The IFF made this point explicitly, urging the government to withdraw the platform-wide restrictions and pursue targeted enforcement against specific accounts and individuals responsible for sharing the leaked content. That approach - identifying and blocking the offending channels rather than the platform itself - would fall squarely within what Section 69A was designed to permit, and would leave the broader user base unaffected.
A Recurring Tension Between Crisis Response and Digital Rights
India's use of Section 69A is not exceptional in global terms. Governments across the world periodically impose restrictions on digital platforms during moments of civil or institutional crisis, citing security, public order, or, as here, the integrity of public examinations. What the NEET-UG episode illustrates is the temptation to reach for platform-level responses to problems that originate entirely offline - in this case, within the physical security chain of a paper-based national examination.

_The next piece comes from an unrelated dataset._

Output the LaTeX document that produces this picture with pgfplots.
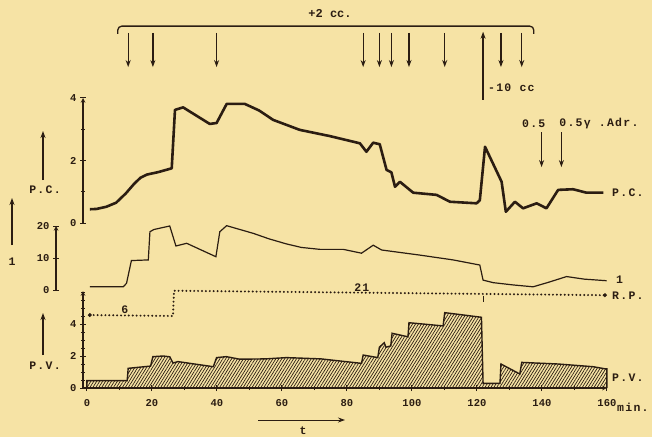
\documentclass[border=0pt]{standalone}
\usepackage{fontspec}
\setmainfont{Liberation Mono}
\newfontfamily\tw{Liberation Mono}[LetterSpace=11]
\usepackage{pgfplots}
\pgfplotsset{compat=1.18}
\usetikzlibrary{patterns.meta,arrows.meta}
\definecolor{paper}{HTML}{F6E3A5}
\definecolor{ink}{HTML}{2B1D12}
\pgfplotsset{base/.style={x=3.25pt, xmax=160, clip=false,
  axis line style={ink, line width=1.1pt, -},
  tick style={ink, line width=1pt},
  major tick length=6pt, minor tick length=4pt, tick align=center,
  tick label style={font=\fontsize{10.5}{12}\selectfont\bfseries, text=ink},
  /pgf/number format/assume math mode=true}}
\tikzset{arr/.style={ink, line width=1.3pt, -{Stealth[length=7pt,width=5pt]}},
  lab/.style={text=ink, font=\tw\bfseries\fontsize{11.5}{13}\selectfont, inner sep=0pt}}
\begin{document}
\begin{tikzpicture}
\path[use as bounding box, fill=paper] (0,0) rectangle (652pt,437pt);
% ---------- P.V. panel ----------
\begin{axis}[base, at={(83pt,49pt)}, anchor=south west,
  xmin=-1.2, ymin=0, ymax=6.06, y=16pt,
  axis x line=bottom, axis y line=left,
  xtick={0,20,...,160}, minor xtick={10,30,...,150},
  ytick={0,2,4}, minor ytick={0.5,1,...,6},
  xticklabel style={yshift=-5pt}]
\addplot[ink, line width=1.4pt, pattern={Lines[angle=58, distance=2.5pt, line width=0.7pt]}, pattern color=ink] coordinates {
(0,0) (0,0.46) (12.4,0.46) (12.7,1.23) (19.6,1.37) (20.3,1.96) (23.5,2.0) (25.5,1.95) (26.5,1.56) (28,1.65) (38.9,1.33) (39.9,1.9) (42.9,1.96) (47,1.8) (55,1.82) (61.4,1.9) (72,1.82) (84.5,1.54) (85,2.06) (89.5,1.9) (90,2.55) (91.5,2.83) (92,2.55) (93.5,2.63) (93.9,3.42) (98.8,3.2) (99.1,4.08) (109.6,3.88) (110.1,4.71) (121.4,4.42) (121.9,0.29) (127.1,0.29) (127.4,1.5) (133.2,0.875) (133.8,1.6) (145,1.5) (155.8,1.33) (159.4,1.2) (160,1.2) (160,0)};
% R.P.
\addplot[ink, line width=2.2pt, line cap=round, dash pattern=on 0pt off 3.9pt] coordinates {
(0.9,4.56) (26.5,4.5) (26.8,6.08) (159.4,5.8)};
\addplot[ink, only marks, mark=*, mark size=1.8pt] coordinates {(0.9,4.56) (159.4,5.8)};
\draw[ink, line width=0.8pt] (122,5.78) -- (122,5.35);
\node[lab, anchor=south] at (11.7,4.62) {6};
\node[lab, anchor=south] at (84.6,6.02) {21};
\end{axis}
% ---------- concentration panel ----------
\begin{axis}[base, at={(56pt,147pt)}, anchor=south west,
  xmin=-9.5, ymin=0, ymax=20, y=3.2pt,
  axis x line=none, axis y line=left,
  ytick={0,10,20}]
\addplot[ink, line width=1.2pt] coordinates {
(0.9,1.0) (11.2,1.0) (12.2,2.1) (13.7,9.2) (18.9,9.4) (19.4,18.2) (20.6,18.9) (25.5,20) (27.4,13.75) (30.7,14.6) (39.7,10.4) (40.9,18.2) (43,20.1) (51.2,17.7) (56,16) (61.4,14.4) (66,13.3) (71.7,12.7) (78.9,12.7) (84.5,11.5) (88.1,14) (90.7,12.5) (102.5,10.9) (112.7,9.4) (120.9,7.8) (121.9,3.1) (125,2.3) (131,1.6) (137.3,1.0) (142,2.4) (147.6,4.2) (153,3.4) (159.9,2.9)};
\end{axis}
% ---------- P.C. panel ----------
\begin{axis}[base, at={(83pt,214pt)}, anchor=south west,
  xmin=-1.2, ymin=0, ymax=4, y=31.25pt,
  axis x line=none, axis y line=left,
  ytick={0,2,4}, minor ytick={1,3}]
\addplot[ink, line width=2.6pt, line join=round] coordinates {
(0.9,0.44) (3,0.45) (6,0.52) (9,0.65) (12,0.95) (14.5,1.25) (16.5,1.45) (18.5,1.55) (22,1.63) (26.1,1.75) (27.1,3.62) (29.6,3.7) (37.8,3.17) (39.9,3.2) (43,3.81) (48.6,3.81) (53,3.6) (57.3,3.3) (65.5,2.98) (74.8,2.78) (84,2.55) (86,2.28) (88.1,2.57) (90.1,2.52) (92.2,1.7) (93.7,1.62) (94.8,1.16) (96.3,1.32) (100.4,0.97) (107.6,0.9) (111.7,0.68) (119.9,0.63) (120.9,0.73) (122.5,2.44) (127.6,1.32) (128.9,0.36) (131.7,0.68) (134.2,0.47) (138.4,0.63) (141.4,0.47) (145,1.06) (149.6,1.08) (153.7,0.97) (158.9,0.97)};
% top bracket and injection arrows
\draw[ink, line width=1.3pt, rounded corners=4pt] (9.5,6.05) |- (137.5,6.30) -- (137.5,6.05);
\node[lab, font=\bfseries\fontsize{12}{13}\selectfont] at (74.8,6.70) {+2 cc.};
\pgfplotsinvokeforeach{12.7,20.3,39.9,85,90,93.7,99.1,110.1,127.4,133.8}{
  \draw[arr] (#1,6.08) -- (#1,4.99);}
\draw[arr] (121.9,3.94) -- (121.9,6.12);
\node[lab, anchor=west] at (123.4,4.32) {-10 cc};
\draw[arr] (139.9,2.91) -- (139.9,1.79);
\draw[arr] (146,2.91) -- (146,1.79);
\node[lab] at (137.5,3.17) {0.5};
\node[lab, anchor=west] at (145.3,3.17) {0.5γ .Adr.};
\end{axis}
% ---------- side labels ----------
\draw[arr] (43pt,257pt) -- (43pt,306pt);
\node[lab] at (45pt,247pt) {P.C.};
\draw[arr] (12pt,192pt) -- (12pt,239pt);
\node[lab] at (12pt,175pt) {1};
\draw[arr] (43pt,82pt) -- (43pt,124pt);
\node[lab] at (45pt,71pt) {P.V.};
\node[lab, anchor=west] at (612pt,244pt) {P.C.};
\node[lab, anchor=west] at (616pt,157pt) {1};
\node[lab, anchor=west] at (612pt,141pt) {R.P.};
\node[lab, anchor=west] at (612pt,59pt) {P.V.};
\node[lab, anchor=west] at (617pt,30pt) {min.};
\draw[arr, line width=1pt] (258pt,17pt) -- (345pt,17pt);
\node[lab] at (303pt,6pt) {t};
\end{tikzpicture}
\end{document}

Durov's public criticism, amplified by his large following on X and his prominent role as a figure who has resisted government pressure in multiple jurisdictions, draws international attention to a dispute that might otherwise remain a domestic regulatory footnote. Whether or not the Indian government reconsiders the restrictions before the June 21 examination date, the episode sharpens a debate that shows no sign of resolution: when institutions fail, digital platforms make a convenient and visible target, even when they are incidental to the failure itself.